In the affidavit supporting its motion for summary judgment, Haber represents that USFIC refused to defend because the case involved only repairs which are excludable from the policy and because Haber's liability never reached the retained limit. Jarblum Aff. P 21. But Haber discussed only the first reason. Haber refers to an October 25, 1978 deposition in which one of plaintiff Schulman's executives estimated that there had been twenty thousand dollars of consequential damages in addition to the necessary repairs. Id. P 25-26. Coincidentally, USFIC's letter declining to defend Haber was also dated October 25, 1978, thereby presumably precluding the possibility that USFIC was aware of the executive's deposition. Nonetheless, a fair reading of Schulman's complaint should have suggested that it sought more than just repairs.
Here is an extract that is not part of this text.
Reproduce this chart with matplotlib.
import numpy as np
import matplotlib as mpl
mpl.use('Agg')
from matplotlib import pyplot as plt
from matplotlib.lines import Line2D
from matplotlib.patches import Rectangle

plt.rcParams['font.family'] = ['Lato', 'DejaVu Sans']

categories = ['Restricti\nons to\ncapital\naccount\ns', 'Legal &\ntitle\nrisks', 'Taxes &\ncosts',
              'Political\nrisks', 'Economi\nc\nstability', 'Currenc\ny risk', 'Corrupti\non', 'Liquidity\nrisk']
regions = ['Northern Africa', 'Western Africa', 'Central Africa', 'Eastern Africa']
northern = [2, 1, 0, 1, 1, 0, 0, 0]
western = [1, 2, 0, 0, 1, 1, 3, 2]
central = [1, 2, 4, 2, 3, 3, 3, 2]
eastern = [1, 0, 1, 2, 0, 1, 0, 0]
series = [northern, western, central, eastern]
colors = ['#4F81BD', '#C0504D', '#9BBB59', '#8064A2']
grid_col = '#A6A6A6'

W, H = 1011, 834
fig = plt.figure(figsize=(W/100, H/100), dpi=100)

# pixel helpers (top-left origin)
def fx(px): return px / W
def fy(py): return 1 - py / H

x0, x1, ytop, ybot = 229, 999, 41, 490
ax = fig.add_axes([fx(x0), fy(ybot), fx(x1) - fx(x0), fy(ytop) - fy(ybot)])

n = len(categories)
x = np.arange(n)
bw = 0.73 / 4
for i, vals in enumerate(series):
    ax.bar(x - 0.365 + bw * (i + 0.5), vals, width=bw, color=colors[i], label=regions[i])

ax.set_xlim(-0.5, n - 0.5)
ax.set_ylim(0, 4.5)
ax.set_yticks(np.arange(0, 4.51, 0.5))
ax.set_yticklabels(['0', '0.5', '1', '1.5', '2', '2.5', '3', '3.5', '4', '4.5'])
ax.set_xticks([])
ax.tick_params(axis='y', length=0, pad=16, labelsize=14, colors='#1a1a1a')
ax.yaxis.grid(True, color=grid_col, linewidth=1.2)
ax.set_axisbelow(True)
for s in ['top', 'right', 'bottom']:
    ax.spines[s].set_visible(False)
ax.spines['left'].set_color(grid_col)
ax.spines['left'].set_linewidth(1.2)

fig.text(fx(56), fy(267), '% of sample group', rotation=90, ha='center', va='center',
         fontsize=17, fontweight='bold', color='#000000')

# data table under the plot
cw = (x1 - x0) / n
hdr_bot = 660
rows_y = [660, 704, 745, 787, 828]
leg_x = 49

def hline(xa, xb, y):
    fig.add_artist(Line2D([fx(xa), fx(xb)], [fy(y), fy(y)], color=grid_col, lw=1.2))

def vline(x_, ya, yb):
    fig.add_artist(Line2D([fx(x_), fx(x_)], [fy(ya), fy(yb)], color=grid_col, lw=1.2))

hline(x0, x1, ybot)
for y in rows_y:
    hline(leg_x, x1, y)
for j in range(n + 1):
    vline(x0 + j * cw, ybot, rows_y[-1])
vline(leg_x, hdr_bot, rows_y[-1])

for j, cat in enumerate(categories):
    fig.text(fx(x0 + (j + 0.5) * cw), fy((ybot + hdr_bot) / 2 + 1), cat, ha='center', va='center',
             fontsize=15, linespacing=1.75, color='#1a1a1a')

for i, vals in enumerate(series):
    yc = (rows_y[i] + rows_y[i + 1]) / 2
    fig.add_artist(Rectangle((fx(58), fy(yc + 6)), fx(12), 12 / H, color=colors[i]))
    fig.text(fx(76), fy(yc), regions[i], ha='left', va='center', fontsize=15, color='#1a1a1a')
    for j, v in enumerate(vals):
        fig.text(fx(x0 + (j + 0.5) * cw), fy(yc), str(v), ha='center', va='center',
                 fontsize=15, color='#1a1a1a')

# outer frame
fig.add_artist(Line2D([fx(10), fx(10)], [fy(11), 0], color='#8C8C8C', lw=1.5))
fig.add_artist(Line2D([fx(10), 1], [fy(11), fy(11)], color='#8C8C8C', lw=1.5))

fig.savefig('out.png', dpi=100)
Paragraph 36 of the complaint states:
As a result of (the contractor's) negligence, Schulman has sustained damage in at least the sum of $ 400,000 which damage continues to date, and cannot be fully ascertained at this time. Schulman reserves the right to apply to this Court to amend this complaint to set forth the actual amount of damages sustained by Schulman when ascertained at the time of trial.
Second Amended Complaint P 36, attached as Exh. 1-A to Jarblum Aff. While the complaint is not specific about the kind of damage suffered, it implies that consequential damages are involved when it states that the "damage continues to date, and cannot be fully ascertained at this time." Even though many paragraphs in the plaintiff Schulman's complaint spoke mainly of repairs, e.g., Second Amended Complaint PP 9-12, 23-25, it must be said that the plaintiff's negligence claims "arguably refer to a case ... within the broad coverage provision of the policy," Green Bus Lines v. Consolidated Mut. Ins. Co., supra, 74 A.D.2d at 141, 426 N.Y.S.2d at 985.
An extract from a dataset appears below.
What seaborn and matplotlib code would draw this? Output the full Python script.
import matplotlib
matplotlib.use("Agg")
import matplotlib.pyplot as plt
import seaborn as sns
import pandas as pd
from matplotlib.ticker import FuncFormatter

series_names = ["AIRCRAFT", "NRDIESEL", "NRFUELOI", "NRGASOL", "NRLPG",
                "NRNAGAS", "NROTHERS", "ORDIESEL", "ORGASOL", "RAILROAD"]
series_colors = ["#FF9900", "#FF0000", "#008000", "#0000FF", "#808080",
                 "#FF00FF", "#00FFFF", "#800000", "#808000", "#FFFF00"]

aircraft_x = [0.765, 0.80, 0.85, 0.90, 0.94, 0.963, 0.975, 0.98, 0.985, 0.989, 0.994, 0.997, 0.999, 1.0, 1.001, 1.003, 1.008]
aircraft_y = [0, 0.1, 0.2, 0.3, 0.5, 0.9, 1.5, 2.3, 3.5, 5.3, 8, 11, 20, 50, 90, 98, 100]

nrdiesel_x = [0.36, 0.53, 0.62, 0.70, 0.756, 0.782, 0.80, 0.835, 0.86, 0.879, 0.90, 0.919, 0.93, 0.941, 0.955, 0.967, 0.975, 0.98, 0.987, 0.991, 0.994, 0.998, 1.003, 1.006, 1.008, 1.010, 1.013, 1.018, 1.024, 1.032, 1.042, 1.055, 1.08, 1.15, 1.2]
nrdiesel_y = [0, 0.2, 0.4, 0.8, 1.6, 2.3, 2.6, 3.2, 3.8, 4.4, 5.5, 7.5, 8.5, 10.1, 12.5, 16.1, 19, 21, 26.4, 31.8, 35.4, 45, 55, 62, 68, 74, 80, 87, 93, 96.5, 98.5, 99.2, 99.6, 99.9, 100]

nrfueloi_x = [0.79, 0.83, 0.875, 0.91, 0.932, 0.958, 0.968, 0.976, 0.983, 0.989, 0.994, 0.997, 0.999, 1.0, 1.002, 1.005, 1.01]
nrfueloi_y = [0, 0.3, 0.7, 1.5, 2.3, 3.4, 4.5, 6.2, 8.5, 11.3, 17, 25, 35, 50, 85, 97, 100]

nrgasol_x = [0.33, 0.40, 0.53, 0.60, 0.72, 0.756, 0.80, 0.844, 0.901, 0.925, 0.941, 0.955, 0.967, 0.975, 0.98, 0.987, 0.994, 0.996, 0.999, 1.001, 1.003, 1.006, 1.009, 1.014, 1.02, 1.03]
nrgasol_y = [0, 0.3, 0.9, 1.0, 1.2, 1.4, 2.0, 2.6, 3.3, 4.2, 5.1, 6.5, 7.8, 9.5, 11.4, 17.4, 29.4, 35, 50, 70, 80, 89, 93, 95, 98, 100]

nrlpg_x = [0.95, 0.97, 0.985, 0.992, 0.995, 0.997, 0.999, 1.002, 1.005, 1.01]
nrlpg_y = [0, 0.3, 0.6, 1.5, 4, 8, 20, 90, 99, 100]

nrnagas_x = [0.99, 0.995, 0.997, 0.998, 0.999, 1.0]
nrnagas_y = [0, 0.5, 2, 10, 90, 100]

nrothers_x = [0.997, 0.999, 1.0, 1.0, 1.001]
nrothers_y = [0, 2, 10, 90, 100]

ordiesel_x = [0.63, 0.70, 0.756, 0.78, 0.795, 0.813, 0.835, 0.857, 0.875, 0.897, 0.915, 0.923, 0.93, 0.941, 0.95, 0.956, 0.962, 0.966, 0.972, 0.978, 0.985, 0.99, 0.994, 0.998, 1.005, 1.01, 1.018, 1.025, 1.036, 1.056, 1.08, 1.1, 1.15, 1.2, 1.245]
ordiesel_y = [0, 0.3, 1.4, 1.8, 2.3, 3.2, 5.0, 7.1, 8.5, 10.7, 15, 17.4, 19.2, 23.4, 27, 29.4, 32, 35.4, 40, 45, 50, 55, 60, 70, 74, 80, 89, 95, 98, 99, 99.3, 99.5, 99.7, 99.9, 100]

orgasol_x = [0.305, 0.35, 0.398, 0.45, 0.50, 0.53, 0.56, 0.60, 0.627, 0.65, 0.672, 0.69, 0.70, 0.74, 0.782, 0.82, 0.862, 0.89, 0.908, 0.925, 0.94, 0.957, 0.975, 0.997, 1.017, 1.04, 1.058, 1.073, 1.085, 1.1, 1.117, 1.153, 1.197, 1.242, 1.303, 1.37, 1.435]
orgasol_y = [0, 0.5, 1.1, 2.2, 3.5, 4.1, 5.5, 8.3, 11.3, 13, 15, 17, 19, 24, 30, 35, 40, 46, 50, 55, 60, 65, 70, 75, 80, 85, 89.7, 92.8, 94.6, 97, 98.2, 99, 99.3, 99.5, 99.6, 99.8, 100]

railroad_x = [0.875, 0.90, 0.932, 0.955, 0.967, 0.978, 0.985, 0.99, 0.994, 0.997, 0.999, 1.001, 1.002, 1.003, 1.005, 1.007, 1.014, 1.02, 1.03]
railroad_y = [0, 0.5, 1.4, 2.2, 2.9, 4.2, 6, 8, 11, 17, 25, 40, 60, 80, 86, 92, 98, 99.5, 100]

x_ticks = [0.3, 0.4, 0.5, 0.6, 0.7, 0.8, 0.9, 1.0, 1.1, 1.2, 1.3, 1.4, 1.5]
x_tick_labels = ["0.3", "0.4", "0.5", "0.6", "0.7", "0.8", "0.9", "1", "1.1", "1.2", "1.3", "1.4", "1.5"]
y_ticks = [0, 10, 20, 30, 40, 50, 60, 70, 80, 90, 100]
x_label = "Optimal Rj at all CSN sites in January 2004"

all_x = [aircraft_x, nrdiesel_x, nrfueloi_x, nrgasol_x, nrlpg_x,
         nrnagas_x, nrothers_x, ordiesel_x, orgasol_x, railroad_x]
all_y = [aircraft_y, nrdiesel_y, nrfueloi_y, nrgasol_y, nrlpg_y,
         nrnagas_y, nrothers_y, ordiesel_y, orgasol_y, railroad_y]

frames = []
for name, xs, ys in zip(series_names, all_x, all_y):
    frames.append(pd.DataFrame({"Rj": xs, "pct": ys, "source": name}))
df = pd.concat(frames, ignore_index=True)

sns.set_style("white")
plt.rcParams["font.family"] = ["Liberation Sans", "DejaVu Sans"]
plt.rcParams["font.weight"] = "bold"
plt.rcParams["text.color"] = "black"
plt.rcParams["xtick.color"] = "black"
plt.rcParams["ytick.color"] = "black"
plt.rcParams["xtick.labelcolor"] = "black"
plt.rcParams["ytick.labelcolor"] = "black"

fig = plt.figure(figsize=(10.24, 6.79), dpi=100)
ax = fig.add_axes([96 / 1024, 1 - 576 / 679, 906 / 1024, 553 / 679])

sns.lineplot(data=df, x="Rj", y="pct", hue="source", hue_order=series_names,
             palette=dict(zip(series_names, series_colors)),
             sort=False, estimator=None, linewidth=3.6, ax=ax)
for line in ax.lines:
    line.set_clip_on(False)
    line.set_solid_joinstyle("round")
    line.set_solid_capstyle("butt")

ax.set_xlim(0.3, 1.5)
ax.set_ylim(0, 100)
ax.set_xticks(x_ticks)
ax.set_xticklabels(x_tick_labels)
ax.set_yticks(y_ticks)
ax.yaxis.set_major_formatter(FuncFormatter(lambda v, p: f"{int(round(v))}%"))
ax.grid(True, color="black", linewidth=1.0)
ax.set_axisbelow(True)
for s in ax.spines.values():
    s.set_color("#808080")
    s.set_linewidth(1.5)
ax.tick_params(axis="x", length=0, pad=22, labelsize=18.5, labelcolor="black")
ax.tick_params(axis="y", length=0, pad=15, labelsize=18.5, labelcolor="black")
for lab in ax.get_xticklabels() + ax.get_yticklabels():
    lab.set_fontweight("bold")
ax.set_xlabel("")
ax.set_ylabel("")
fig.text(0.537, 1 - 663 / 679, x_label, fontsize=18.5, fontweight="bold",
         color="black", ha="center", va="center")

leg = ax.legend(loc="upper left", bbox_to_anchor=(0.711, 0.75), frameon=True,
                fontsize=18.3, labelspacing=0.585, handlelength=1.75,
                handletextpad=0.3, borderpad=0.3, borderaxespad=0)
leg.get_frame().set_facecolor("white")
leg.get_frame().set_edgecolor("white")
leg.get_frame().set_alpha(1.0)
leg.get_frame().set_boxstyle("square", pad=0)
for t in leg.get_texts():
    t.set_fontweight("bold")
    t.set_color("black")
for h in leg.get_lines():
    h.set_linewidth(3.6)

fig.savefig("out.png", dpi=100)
Despite the fact that USFIC might have had to indemnify Haber against Schulman, however, we cannot infer that USFIC necessarily owed Haber a duty to defend. If USFIC were a primary liability insurer, it clearly would have borne a duty to defend, but that primary duty (which would fall upon Empire) would have freed USFIC from the burden of defense. There may come a point at which the potential liability of the insured is so great that the excess carrier is required to participate in the defense despite any contractual provision disclaiming coverage of expenses covered by other policies. In this case, however, there has been no showing whatsoever that Schulman's claims fell outside Empire's duty to defend.
The only reference in Haber's papers to the relation between the underlying and excess insurers was one sentence in its memorandum in support of summary judgment: "Therefore it is conceivable that Empire was correct in stating that there was not liability under its policy yet as has been heretofore established there was liability under the U.S. Fire policy." Haber's Memorandum of Law at 15. This statement confuses the distinction between Empire's duties to indemnify and to defend both of which must be exhausted before USFIC's duty begins. In addition, it is surprising that Haber could argue for summary judgment on the basis of a "conceivable" state of affairs.
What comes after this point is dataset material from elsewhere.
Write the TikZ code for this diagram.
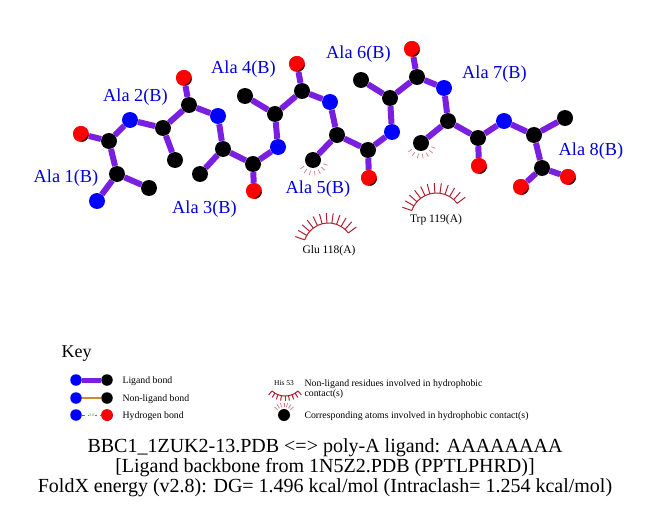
\documentclass[tikz,border=0pt]{standalone}
\usepackage{fontspec}
\setmainfont{Liberation Serif}
\definecolor{bondpurple}{HTML}{7A1FE0}
\definecolor{bondorange}{HTML}{C88A2A}
\definecolor{hbgreen}{HTML}{2E9A3A}
\definecolor{eyered}{HTML}{B02030}
\tikzset{
	atom/.style={circle,inner sep=0pt,minimum size=16pt},
	nit/.style={atom,fill=blue},
	car/.style={atom,fill=black},
	oxy/.style={atom,fill=red,path picture={\fill[black!75!red] (path picture bounding box.south east) circle (7pt);\fill[red] (path picture bounding box.center)++(-.6pt,.8pt) circle (7.4pt);}},
	keyatom/.style={minimum size=11.5pt},
	ligbond/.style={line width=6pt,color=bondpurple},
	spoke/.style={color=eyered,line width=1pt},
	reslabel/.style={font=\fontsize{18.3}{20}\selectfont,color=blue!85!black},
	eyelabel/.style={font=\fontsize{11.5}{12}\selectfont},
	keylabel/.style={font=\fontsize{9.8}{12}\selectfont,align=left,anchor=west},
	titlelabel/.style={font=\fontsize{20}{22}\selectfont}
}
% arc with spokes: centre, radius, first angle, last angle, number of spokes, spoke length
\newcommand{\eyebrow}[6]{
	\begin{scope}[shift={#1}]
	\draw[spoke] (#3:#2) arc[start angle=#3,end angle=#4,radius=#2];
	\foreach \i in {0,...,#5}
		\draw[spoke] ({#3+(#4-#3)*\i/#5}:#2) -- ({#3+(#4-#3)*\i/#5}:#2+#6);
	\end{scope}
}
% short rays next to an atom: atom, first angle, last angle, radius
\newcommand{\atomfan}[4]{
	\foreach \i in {0,...,6}
		\draw[eyered!60,line width=.7pt] (#1) ++({#2+(#3-#2)*\i/6}:#4) -- ++({#2+(#3-#2)*\i/6}:4.5);
}
\begin{document}
\begin{tikzpicture}[x=1pt,y=-1pt]
	\useasboundingbox (0,0) rectangle (651,511);
	% ligand atoms
	\foreach \n/\s/\x/\y in {
		na/nit/97/201,caa/car/117/174,cba/car/149/188,ca/car/109/141,oa/oxy/81/134,
		nb/nit/130/120,cab/car/163/128,cbb/car/175/160,cb/car/189/105,ob/oxy/184/78,
		nc/nit/218/116,cac/car/223/149,cbc/car/200/174,cc/car/253/164,oc/oxy/254/191,
		nd/nit/278/147,cad/car/275/114,cbd/car/245/96,cd/car/302/91,od/oxy/297/64,
		ne/nit/330/102,cae/car/337/135,cbe/car/313/160,ce/car/368/150,oe/oxy/369/178,
		nf/nit/392/132,caf/car/390/98,cbf/car/361/80,cf/car/417/77,of/oxy/412/49,
		ng/nit/444/88,cag/car/448/121,cbg/car/421/143,cg/car/478/138,og/oxy/479/166,
		nh/nit/504/121,cah/car/534/135,cbh/car/565/118,ch/car/542/168,oh/oxy/521/187,oi/oxy/568/177}
		\node[\s] (\n) at (\x,\y) {};
	% ligand bonds
	\foreach \a/\b in {na/caa,caa/cba,caa/ca,ca/oa,ca/nb,nb/cab,cab/cbb,cab/cb,cb/ob,cb/nc,
		nc/cac,cac/cbc,cac/cc,cc/oc,cc/nd,nd/cad,cad/cbd,cad/cd,cd/od,cd/ne,
		ne/cae,cae/cbe,cae/ce,ce/oe,ce/nf,nf/caf,caf/cbf,caf/cf,cf/of,cf/ng,
		ng/cag,cag/cbg,cag/cg,cg/og,cg/nh,nh/cah,cah/cbh,cah/ch,ch/oh,ch/oi}
		\draw[ligbond] (\a) -- (\b);
	\atomfan{cbe}{-215}{-340}{11}
	\atomfan{cbg}{-215}{-340}{11}
	% residue labels
	\node[reslabel] (alaa) at (66,178) {Ala 1(B)};
	\node[reslabel] (alab) at (135.5,97) {Ala 2(B)};
	\node[reslabel] (alac) at (204.5,209) {Ala 3(B)};
	\node[reslabel] (alad) at (243.5,69) {Ala 4(B)};
	\node[reslabel] (alae) at (318,189) {Ala 5(B)};
	\node[reslabel] (alaf) at (358.5,54) {Ala 6(B)};
	\node[reslabel] (alag) at (494.5,74) {Ala 7(B)};
	\node[reslabel] (alah) at (591,151) {Ala 8(B)};
	% contact residues
	\eyebrow{(328.4,248)}{25}{-37}{-161}{11}{10}
	\node[eyelabel] (glu) at (329,251) {Glu 118(A)};
	\eyebrow{(436.4,219)}{26}{-37}{-161}{11}{10}
	\node[eyelabel] (trp) at (436,220) {Trp 119(A)};
	% key
	\node[font=\fontsize{18}{20}\selectfont,anchor=west] (key) at (58,354) {Key};
	\node[nit,keyatom] (ka) at (76,380) {};
	\node[car,keyatom] (kb) at (107,380) {};
	\draw[ligbond,line width=5pt] (ka) -- (kb);
	\node[keylabel] (kc) at (119,381) {Ligand bond};
	\node[nit,keyatom] (kd) at (76,398) {};
	\node[car,keyatom] (ke) at (107,398) {};
	\draw[color=bondorange,line width=2.5pt] (kd) -- (ke);
	\node[keylabel] (kf) at (119,399) {Non-ligand bond};
	\node[nit,keyatom] (kg) at (76,415) {};
	\node[oxy,keyatom] (kh) at (107,415) {};
	\draw[color=hbgreen,dashed,line width=1pt] (kg) -- node[fill=white,inner sep=.5pt,font=\fontsize{4}{4}\selectfont] {3.0} (kh);
	\node[keylabel] (ki) at (119,416) {Hydrogen bond};
	\node[font=\fontsize{7.5}{8}\selectfont] (his) at (284,383) {His 53};
	\eyebrow{(285,376.6)}{19.4}{-228}{-312}{8}{5}
	\node[keylabel] (kj) at (301,389) {Non-ligand residues involved in hydrophobic\\[-1.5pt]contact(s)};
	\node[car,minimum size=12pt] (kk) at (284,415) {};
	\atomfan{kk}{-40}{-140}{8}
	\node[keylabel] (kl) at (301,416) {Corresponding atoms involved in hydrophobic contact(s)};
	% title lines
	\node[titlelabel] (ta) at (325,447.5) {BBC1\_1ZUK2-13.PDB <=> poly-A ligand: AAAAAAAA};
	\node[titlelabel] (tb) at (325,467.5) {[Ligand backbone from 1N5Z2.PDB (PPTLPHRD)]};
	\node[titlelabel] (tc) at (325,487.5) {FoldX energy (v2.8): DG= 1.496 kcal/mol (Intraclash= 1.254 kcal/mol)};
\end{tikzpicture}
\end{document}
The Duty to Indemnify. The duty to indemnify should turn on a simple mathematical calculation of the policy limits and the insured's liability. In this case, however, the moving party fails to show clearly what liability Haber incurred. Haber and its supplier, Tremco, Inc., paid $ 50,000 to Schulman, and Tremco granted Haber a $ 20,000 merchandise credit. Jarblum Aff. P 18. But these figures are nowhere adjusted to show what portion of the $ 50,000 Haber paid, to show how much the merchandise credit reduced Haber's actual loss, or to show how much of Haber's liability represented repairs (which are not covered by the Empire and USFIC policies) and how much represented consequential damages (which are covered). Until these figures are provided, neither the parties nor the Court can begin to judge whether USFIC owed Haber any duty of indemnification.
The motion for summary judgment is denied. Haber has not shown that USFIC should have indemnified its losses. Nor has Haber shown that Schulman's claims arguably fell within USFIC's duty to defend; in other words, Haber has not shown that Schulman's claims arguably fell outside Empire's duty to defend.
With these factual issues outstanding, summary judgment is inappropriate at this time. The Court strongly recommends that the parties continue their negotiations, on their own or under the good offices of Magistrate Gershon.